* **What needs to be done**
Go through the listing and pick out each line with the word "matplotlib" in it.

* **Source data**
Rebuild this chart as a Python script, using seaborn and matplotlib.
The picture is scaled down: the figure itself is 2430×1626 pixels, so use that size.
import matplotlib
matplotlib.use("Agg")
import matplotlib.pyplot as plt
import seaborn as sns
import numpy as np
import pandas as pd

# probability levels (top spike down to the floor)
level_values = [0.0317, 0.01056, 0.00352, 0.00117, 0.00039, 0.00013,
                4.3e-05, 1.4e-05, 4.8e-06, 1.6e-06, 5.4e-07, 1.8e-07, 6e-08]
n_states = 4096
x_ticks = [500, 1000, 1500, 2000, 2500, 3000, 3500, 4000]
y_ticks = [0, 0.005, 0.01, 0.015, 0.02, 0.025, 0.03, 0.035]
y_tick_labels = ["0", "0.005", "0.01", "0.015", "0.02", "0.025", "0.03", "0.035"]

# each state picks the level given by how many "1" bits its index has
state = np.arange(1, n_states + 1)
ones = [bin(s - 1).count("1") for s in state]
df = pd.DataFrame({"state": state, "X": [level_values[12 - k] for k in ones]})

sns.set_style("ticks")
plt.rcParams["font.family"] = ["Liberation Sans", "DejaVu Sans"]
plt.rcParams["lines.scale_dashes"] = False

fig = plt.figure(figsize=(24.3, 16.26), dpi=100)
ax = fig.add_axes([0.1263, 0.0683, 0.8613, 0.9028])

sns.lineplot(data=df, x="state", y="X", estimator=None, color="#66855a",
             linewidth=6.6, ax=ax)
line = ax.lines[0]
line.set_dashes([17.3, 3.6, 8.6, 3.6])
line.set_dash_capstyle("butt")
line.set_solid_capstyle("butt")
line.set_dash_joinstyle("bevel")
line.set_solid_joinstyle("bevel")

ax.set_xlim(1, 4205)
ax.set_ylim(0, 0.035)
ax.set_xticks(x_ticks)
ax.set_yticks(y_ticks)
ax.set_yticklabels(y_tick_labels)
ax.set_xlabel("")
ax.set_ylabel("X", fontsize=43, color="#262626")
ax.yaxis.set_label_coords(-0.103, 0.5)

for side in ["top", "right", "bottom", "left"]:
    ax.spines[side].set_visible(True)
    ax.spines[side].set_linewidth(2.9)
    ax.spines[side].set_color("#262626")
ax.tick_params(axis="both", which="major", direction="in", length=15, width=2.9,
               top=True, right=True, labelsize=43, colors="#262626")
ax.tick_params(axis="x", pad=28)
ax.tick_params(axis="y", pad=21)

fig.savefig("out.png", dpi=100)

* **Response to this task**
Rebuild this chart as a Python script, using seaborn and matplotlib.
import matplotlib
matplotlib.use("Agg")
import matplotlib.pyplot as plt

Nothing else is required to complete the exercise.